The logical_and function takes two such arrays and outputs another Boolean array with elements that are True if both corresponding elements of the arguments are True and False otherwise.

Because Boolean arrays can be thought of as arrays of ones and zeros, the sum function acts to count the number of True values. This is how we make the (scalar) onlyA and onlyB variables in Lines 15 and 16.

The equivalent in this script of the onlyOne variable in the looping script is the sum of onlyA and onlyB, so that’s what shows up in the denominator of Line 19.

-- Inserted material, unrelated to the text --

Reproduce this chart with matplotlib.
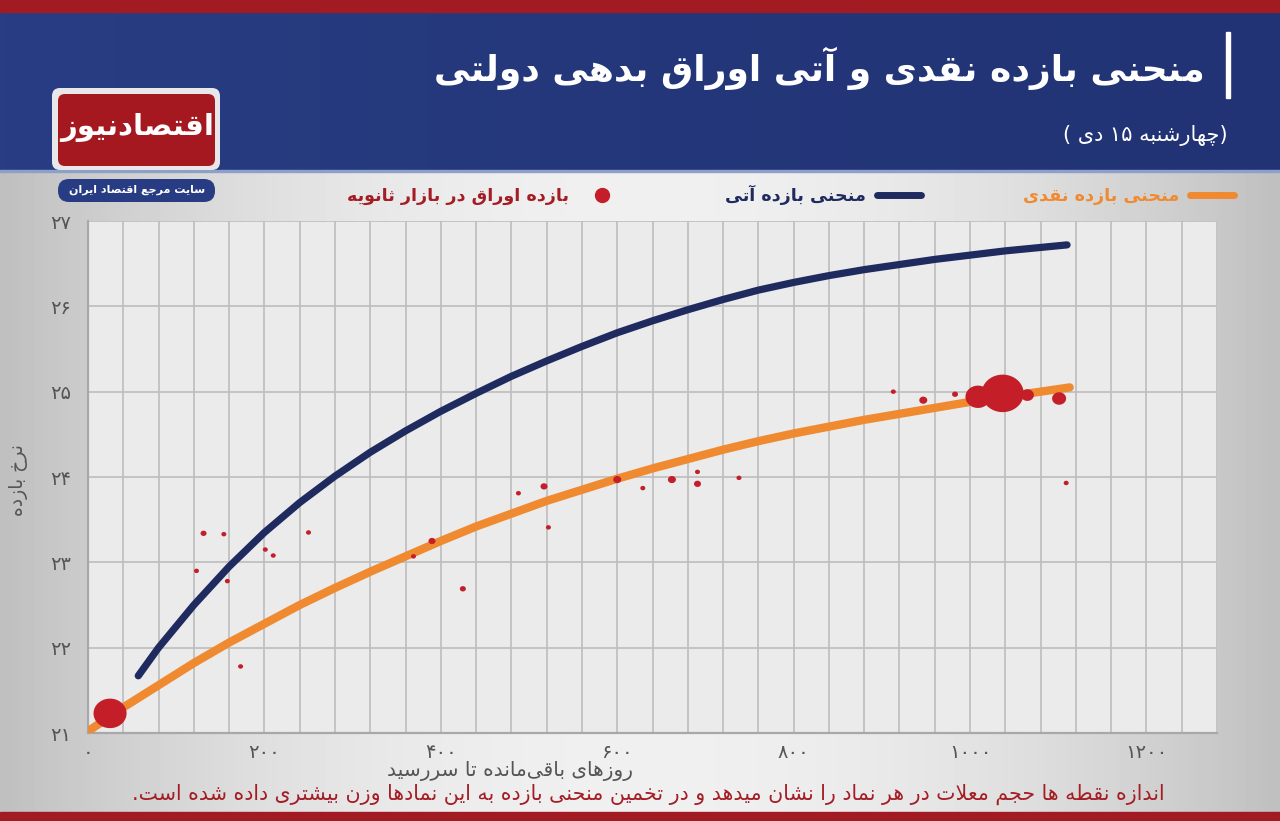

I called this script monte-carlo-array.py and ran it like this:

$ time python monte-carlo-array.py 1_000_000
Probability estimate: 89.99% (562,827/625,462)

real    0m0.091s
user    0m0.060s
sys     0m0.026s

Basically the same result but considerably faster. On the other hand, the array code uses a lot more memory because it has to make the various million-element arrays. The tradeoff between space and speed is common; what’s great about modern computers is that they have both.


  1. The opening square bracket means that 0 is included in the interval. The closing parenthesis means that 1 is not.